BEGIN Provided data
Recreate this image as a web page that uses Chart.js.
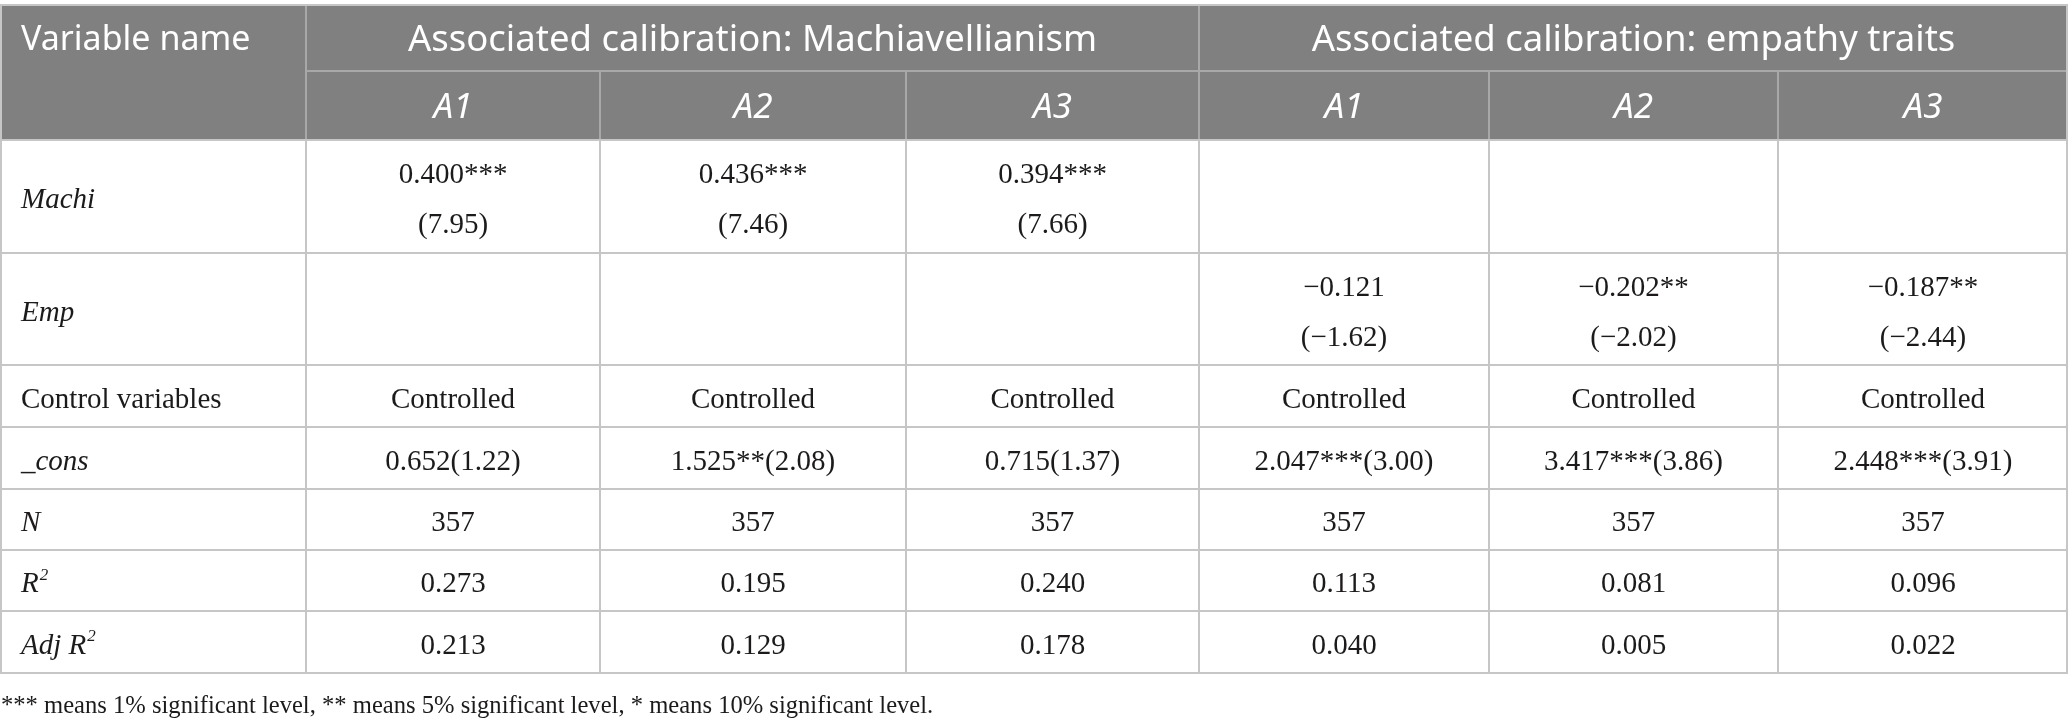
<!DOCTYPE html>
<html>
<head>
<meta charset="utf-8">
<script src="https://cdn.jsdelivr.net/npm/chart.js@4.4.1/dist/chart.umd.min.js"></script>
<style>
  html, body { margin: 0; padding: 0; background: #fff; }
  canvas { display: block; }
</style>
</head>
<body>
<canvas id="tbl" width="2068" height="728"></canvas>
<script>
// table content
const groups = ['Associated calibration: Machiavellianism', 'Associated calibration: empathy traits'];
const models = ['A1', 'A2', 'A3', 'A1', 'A2', 'A3'];
const rowNames = ['Machi', 'Emp', 'Control variables', '_cons', 'N', 'R2', 'Adj R2'];
const machiCoef = ['0.400***', '0.436***', '0.394***', '', '', ''];
const machiT = ['(7.95)', '(7.46)', '(7.66)', '', '', ''];
const empCoef = ['', '', '', '−0.121', '−0.202**', '−0.187**'];
const empT = ['', '', '', '(−1.62)', '(−2.02)', '(−2.44)'];
const controls = ['Controlled', 'Controlled', 'Controlled', 'Controlled', 'Controlled', 'Controlled'];
const consVals = ['0.652(1.22)', '1.525**(2.08)', '0.715(1.37)', '2.047***(3.00)', '3.417***(3.86)', '2.448***(3.91)'];
const nVals = [357, 357, 357, 357, 357, 357];
const r2Vals = [0.273, 0.195, 0.240, 0.113, 0.081, 0.096];
const adjR2Vals = [0.213, 0.129, 0.178, 0.040, 0.005, 0.022];
const footnote = '*** means 1% significant level, ** means 5% significant level, * means 10% significant level.';

// layout (scale units = px of the 2068x728 page)
const colWidths = [306, 294, 306, 293, 290, 289, 290];
const rowHeights = [66, 69, 113, 112, 62, 62, 61, 61, 62];
const tableTop = 5;

const HEAD_BG = '#7f807f';
const HEAD_LINE = '#a8a8a8';
const BODY_LINE = '#c6c6c6';
const TEXT = '#1c1a1b';
const SANS = '"Noto Sans", sans-serif';
const SERIF = '"Liberation Serif", "Times New Roman", serif';

const colEdges = [0];
colWidths.forEach(w => colEdges.push(colEdges[colEdges.length - 1] + w));
const rowEdges = [tableTop];
rowHeights.forEach(h => rowEdges.push(rowEdges[rowEdges.length - 1] + h));

const bodyRows = [
  { name: rowNames[0], italic: true, lines: [machiCoef, machiT] },
  { name: rowNames[1], italic: true, lines: [empCoef, empT] },
  { name: rowNames[2], italic: false, lines: [controls] },
  { name: rowNames[3], italic: true, lines: [consVals] },
  { name: rowNames[4], italic: true, lines: [nVals.map(String)] },
  { name: rowNames[5], italic: true, lines: [r2Vals.map(v => v.toFixed(3))] },
  { name: rowNames[6], italic: true, lines: [adjR2Vals.map(v => v.toFixed(3))] }
];

function hline(ctx, x0, x1, y, color) {
  ctx.strokeStyle = color;
  ctx.lineWidth = 2;
  ctx.beginPath();
  ctx.moveTo(x0, y);
  ctx.lineTo(x1, y);
  ctx.stroke();
}
function vline(ctx, x, y0, y1, color) {
  ctx.strokeStyle = color;
  ctx.lineWidth = 2;
  ctx.beginPath();
  ctx.moveTo(x, y0);
  ctx.lineTo(x, y1);
  ctx.stroke();
}

// name cell, R2 gets a superscript 2
function drawName(ctx, text, x, y, italic) {
  ctx.font = (italic ? 'italic ' : '') + '29px ' + SERIF;
  ctx.textAlign = 'left';
  if (text.endsWith('R2')) {
    const base = text.slice(0, -1);
    ctx.fillText(base, x, y);
    const w = ctx.measureText(base).width;
    ctx.font = (italic ? 'italic ' : '') + '17px ' + SERIF;
    ctx.fillText('2', x + w + 1, y - 9);
  } else {
    ctx.fillText(text, x, y);
  }
}

const tablePlugin = {
  id: 'tablePlugin',
  beforeDatasetsDraw(chart) {
    const ctx = chart.ctx;
    const xs = chart.scales.x, ys = chart.scales.y;
    const X = v => xs.getPixelForValue(v);
    const Y = v => ys.getPixelForValue(v);
    const right = X(colEdges[colEdges.length - 1]);
    ctx.save();

    // header background
    ctx.fillStyle = HEAD_BG;
    ctx.fillRect(X(0), Y(rowEdges[0]), right - X(0), Y(rowEdges[2]) - Y(rowEdges[0]));

    // header lines
    hline(ctx, X(colEdges[1]), right, Y(rowEdges[1]), HEAD_LINE);
    vline(ctx, X(colEdges[1]), Y(rowEdges[0]), Y(rowEdges[2]), HEAD_LINE);
    vline(ctx, X(colEdges[4]), Y(rowEdges[0]), Y(rowEdges[2]), HEAD_LINE);
    [2, 3, 5, 6].forEach(c => vline(ctx, X(colEdges[c]), Y(rowEdges[1]), Y(rowEdges[2]), HEAD_LINE));

    // body lines
    for (let r = 2; r < rowEdges.length; r++) hline(ctx, X(0), right, Y(rowEdges[r]), BODY_LINE);
    for (let c = 1; c < colEdges.length - 1; c++) vline(ctx, X(colEdges[c]), Y(rowEdges[2]), Y(rowEdges[rowEdges.length - 1]), BODY_LINE);
    hline(ctx, X(0), right, Y(rowEdges[0]), BODY_LINE);
    vline(ctx, X(0) + 1, Y(rowEdges[0]), Y(rowEdges[rowEdges.length - 1]), BODY_LINE);
    vline(ctx, right - 1, Y(rowEdges[0]), Y(rowEdges[rowEdges.length - 1]), BODY_LINE);

    // header text
    ctx.fillStyle = '#ffffff';
    ctx.textBaseline = 'middle';
    const h1 = (Y(rowEdges[0]) + Y(rowEdges[1])) / 2 + 3;
    const h2 = (Y(rowEdges[1]) + Y(rowEdges[2])) / 2 + 3;
    ctx.font = '34px ' + SANS;
    ctx.textAlign = 'left';
    ctx.fillText('Variable name', X(colEdges[0]) + 21, h1 - 1);
    ctx.textAlign = 'center';
    ctx.font = '36.5px ' + SANS;
    ctx.fillText(groups[0], (X(colEdges[1]) + X(colEdges[4])) / 2, h1);
    ctx.fillText(groups[1], (X(colEdges[4]) + X(colEdges[7])) / 2, h1);
    ctx.font = 'italic 35px ' + SANS;
    models.forEach((m, i) => {
      ctx.fillText(m, (X(colEdges[i + 1]) + X(colEdges[i + 2])) / 2, h2);
    });

    // body text
    ctx.fillStyle = TEXT;
    bodyRows.forEach((row, r) => {
      const top = Y(rowEdges[r + 2]), bot = Y(rowEdges[r + 3]);
      const mid = (top + bot) / 2 + 4;
      drawName(ctx, row.name, X(0) + 21, mid, row.italic);
      ctx.font = '29px ' + SERIF;
      ctx.textAlign = 'center';
      const n = row.lines.length;
      row.lines.forEach((vals, li) => {
        const y = n === 1 ? mid : mid + (li === 0 ? -25 : 25);
        vals.forEach((v, i) => {
          if (!v) return;
          ctx.fillText(v, (X(colEdges[i + 1]) + X(colEdges[i + 2])) / 2, y);
        });
      });
    });

    // footnote
    ctx.font = '24.6px ' + SERIF;
    ctx.textAlign = 'left';
    ctx.fillText(footnote, X(0) + 1, Y(rowEdges[rowEdges.length - 1]) + 34);
    ctx.restore();
  }
};

new Chart(document.getElementById('tbl'), {
  type: 'scatter',
  data: { datasets: [{ data: [] }] },
  options: {
    responsive: false,
    animation: false,
    devicePixelRatio: 1,
    layout: { padding: 0 },
    plugins: { legend: { display: false }, tooltip: { enabled: false } },
    scales: {
      x: { type: 'linear', display: false, min: 0, max: 2068 },
      y: { type: 'linear', display: false, min: 0, max: 728, reverse: true }
    }
  },
  plugins: [tablePlugin]
});
</script>
</body>
</html>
END Provided data
Of the lines above, how many include the word "page"? Reply with the number alone.

2